Onlangs is de eerste lichting docenten afgestudeerd die met een officiële eerstegraads bevoegdheid Informatica in het middelbaar onderwijs les mogen geven. Groot was mijn verbazing. Wie staan er dan nu voor de klas om middelbare scholieren de Wondere Wereld van de Informatica duidelijk te maken? Juist, dat is een bonte stoet welwillende docenten uit andere vakgebieden die dit er wel bij wilden doen. Het is de natuurkundeleraar die handig is met computers of de scheikundeleraar die zo handig is met databasejes – omdat hij de lesroosters hiermee samenstelt.
Het vak Informatica heeft nooit een hecht fundament gekend binnen het middelbaar onderwijs.
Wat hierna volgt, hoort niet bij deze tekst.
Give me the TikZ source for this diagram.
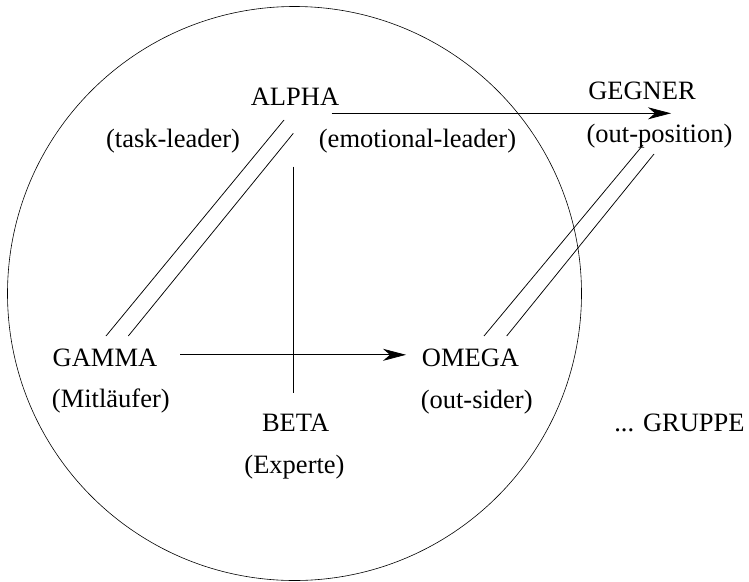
\documentclass[tikz,border=0pt]{standalone}
\usepackage{fontspec}
\setmainfont{Liberation Serif}
\usetikzlibrary{arrows.meta}
\begin{document}
\begin{tikzpicture}[x=1pt,y=-1pt,
  lbl/.style={anchor=base,inner sep=0pt,font=\fontsize{26.5}{30}\selectfont},
  link/.style={line width=0.75pt},
  rel/.style={line width=0.75pt,-{Stealth[length=23pt,width=12pt,inset=7pt]}}]
\useasboundingbox (0,0) rectangle (749,581);

% group boundary
\node[draw,circle,line width=0.6pt,minimum size=574pt,inner sep=0pt] (grp) at (294.5,293.5) {};

% roles
\node[lbl] (alpha)   at (295,105)    {ALPHA};
\node[lbl] (task)    at (173,147.5)  {(task-leader)};
\node[lbl] (emo)     at (417.5,147.5){(emotional-leader)};
\node[lbl] (gegner)  at (642,99.3)   {GEGNER};
\node[lbl] (outpos)  at (659.5,142.5){(out-position)};
\node[lbl] (gamma)   at (105,366)    {GAMMA};
\node[lbl] (mitl)    at (110.8,407.5){(Mitläufer)};
\node[lbl] (omega)   at (470.5,366.5){OMEGA};
\node[lbl] (outsid)  at (476.7,408)  {(out-sider)};
\node[lbl] (beta)    at (295.6,431.5){BETA};
\node[lbl] (exp)     at (294.5,473.5){(Experte)};
\node[lbl] (gruppe)  at (679.5,431.7){... GRUPPE};

% connector end points
\coordinate (aR)  at (331.5,113.3);
\coordinate (gL)  at (671,113.3);
\coordinate (gmR) at (180,354.8);
\coordinate (omL) at (406,354.8);
\coordinate (a1)  at (284,120);
\coordinate (a2)  at (293.3,133.3);
\coordinate (c1)  at (106,336);
\coordinate (c2)  at (128.3,336);
\coordinate (o1)  at (484,336);
\coordinate (o2)  at (506.7,336);
\coordinate (g1)  at (643,145);
\coordinate (g2)  at (654,154);
\coordinate (bT)  at (293.3,166.7);
\coordinate (bB)  at (293.3,392.5);

% relations
\draw[rel] (aR) -- (gL);
\draw[rel] (gmR) -- (omL);
\draw[link] (a1) -- (c1);
\draw[link] (a2) -- (c2);
\draw[link] (o1) -- (g1);
\draw[link] (o2) -- (g2);
\draw[link] (bT) -- (bB);
\end{tikzpicture}
\end{document}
Daar komt nu verandering in. Gelukkig, zou ik zeggen. De samenleving is in de afgelopen dertig jaar namelijk dusdanig ‘verinformatiseerd’ dat het belangrijk is dat leerlingen moeten kunnen doorgronden waarom dit is gebeurd, welke technieken hiervoor beschikbaar zijn en wat de risico’s zijn. Automatisering moet voor schoolverlaters geen groot mysterie zijn.
Mondige burgers moeten kunnen snappen waarom vliegtuigen niet in de lucht zijn wanneer er een storing in de computers van de vluchtleiding optreedt of ze moeten snappen hoe persoonsgegevens via het doorverkopen van databases tot onverwachte post leidt van bedrijven die doen alsof ze je al jaren kennen.
Het vak Informatica op de middelbare school hoort bij een volwassen samenleving waarin mensen niet bang zijn voor techniek, maar deze juist weten te waarderen. Het is daarom goed dat na de zomer de eerste docenten voor de klas verschijnen die het vak Informatica geven conform de eisen die wij al jaren stellen aan docenten van andere vakgebieden. Wat dit betreft loopt de Informatica mijlenver achter. Goed dat er een stap in de juiste richting is gezet.